His voice, from the north, reminds me much of Parkinson. Straight, northern, no bullshit.
His first film was commissioned as a comparison between two music movements contrasted: the Brig House Brass Band and a little known but rocking Liverpool band that played in the Cavan. Indeed the young Beetles. (Ironically it was the Brig Band Union that held up the programmes airing) His was the first film of the Beetles, just around Love me Do, their first single. Ringo had just joined the band. He talks much of the physical constraints and imaginative use of the technology available to them then: a huge brick of a camera on and equally weighty and cumbersome tripod. Must have been tough in the limited space of the ca. The lights that scorched the beehive hair.
LS Laurie
The first film shot without the tripod, following the footsteps, with panoramic shots of men on park benches. First direct cinema.
Martin Luther march
So began Leslie’s time time with World in Action, with weekly documentaries, cut and spliced together over the weekend for Monday at 9. The urgency is there.
Why are you marching, asks a BBC voice
‘I’m marching for my colour’ says a black boy.
Stones in the Park
Great luxury of setting the scene.
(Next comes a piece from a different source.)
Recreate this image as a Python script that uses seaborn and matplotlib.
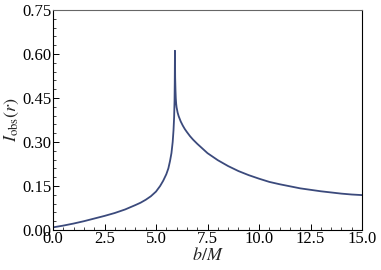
import numpy as np
import pandas as pd
import matplotlib
matplotlib.use("Agg")
import matplotlib.pyplot as plt
import seaborn as sns
from matplotlib.ticker import MultipleLocator, FormatStrFormatter

# data
b_vals = [0.0, 0.5, 1.0, 1.5, 2.0, 2.5, 3.0, 3.5, 4.0, 4.25, 4.5, 4.75, 5.0,
          5.2, 5.35, 5.5, 5.6, 5.68, 5.75, 5.81, 5.85, 5.88, 5.90, 5.91, 5.92,
          5.93, 5.945, 5.96, 5.98, 6.0, 6.05, 6.1, 6.2, 6.3, 6.4, 6.5, 6.65,
          6.8, 7.0, 7.25, 7.5, 7.75, 8.0, 8.5, 9.0, 9.5, 10.0, 10.5, 11.0,
          11.5, 12.0, 12.5, 13.0, 13.5, 14.0, 14.5, 15.0]
I_vals = [0.009, 0.015, 0.022, 0.030, 0.039, 0.048, 0.058, 0.070, 0.085, 0.093,
          0.103, 0.115, 0.131, 0.150, 0.168, 0.190, 0.210, 0.235, 0.262, 0.300,
          0.340, 0.385, 0.440, 0.500, 0.611, 0.520, 0.478, 0.450, 0.430, 0.418,
          0.400, 0.388, 0.370, 0.356, 0.344, 0.334, 0.320, 0.308, 0.294, 0.278,
          0.262, 0.250, 0.238, 0.218, 0.201, 0.187, 0.175, 0.164, 0.156, 0.149,
          0.142, 0.137, 0.132, 0.128, 0.124, 0.121, 0.119]
x_ticks = [0.0, 2.5, 5.0, 7.5, 10.0, 12.5, 15.0]
y_ticks = [0.00, 0.15, 0.30, 0.45, 0.60, 0.75]

df = pd.DataFrame({"b": b_vals, "I": I_vals})

sns.set_theme(style="ticks")
plt.rcParams["font.family"] = ["Liberation Serif", "DejaVu Serif"]
plt.rcParams["mathtext.fontset"] = "stix"

fig = plt.figure(figsize=(3.81, 2.70), dpi=100)
ax = fig.add_axes([53 / 381, 40 / 270, 309 / 381, 220 / 270])

sns.lineplot(data=df, x="b", y="I", ax=ax, color="#3b4a7c", linewidth=1.3,
             sort=False, estimator=None)

ax.set_xlim(0, 15)
ax.set_ylim(0, 0.75)
ax.set_xticks(x_ticks)
ax.set_yticks(y_ticks)
ax.xaxis.set_major_formatter(FormatStrFormatter("%.1f"))
ax.yaxis.set_major_formatter(FormatStrFormatter("%.2f"))
ax.xaxis.set_minor_locator(MultipleLocator(0.5))
ax.yaxis.set_minor_locator(MultipleLocator(0.03))

ax.tick_params(axis="both", which="major", direction="in", length=4, width=0.7,
               labelsize=12, pad=1, colors="black", top=False, right=False)
ax.tick_params(axis="both", which="minor", direction="in", length=2, width=0.6,
               top=False, right=False)

for name, sp in ax.spines.items():
    sp.set_linewidth(0.8)
    sp.set_color("black")
ax.spines["top"].set_color("#666666")

ax.set_xlabel("$b/M$", fontsize=13, labelpad=0)
ax.set_ylabel(r"$I_{\mathrm{obs}}(r)$", fontsize=13, labelpad=1)

fig.savefig("out.png", dpi=100)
I found the loitering on the face of Mike Jagar a delight after the compulsory quick cutting of today. ‘We had such arrogance’ he said ‘We were masters of the universe. ‘This machine kills Fascism’ was a note on a camera.
Invasion of Czechoslovakia
Using the innovative drama method of conveying documentary – rein-acting, so fleshing out, adding a possibility of fiction to dampen the shock, like Death of a Princess (1980)
Massacre at Srebrenica
I delve into my paltry knowledge of the Yugoslavian war. 1995 Srebrenica under Dutch UN soldiers protection, who did not prevent the segregation of men and women, and later some 8,000 were shot (shooting practice in the forest, locals were told) Women returning to the site.
He continued to make films for the Vanishing World, a fantastic footage of Eythiopia tribes men and a ritual. Was there any chance of your life style influencing them? None at all, he said, they considered us stupid, we could not look after ourselves, we knew nothing of the natural world. No they were not at all envious of us.
We were 6 weeks there, dropped by a plane, and had no contact for that time. I have never before or since, felt as if time before or after existed, while I was there. We were utterly emerced in this living.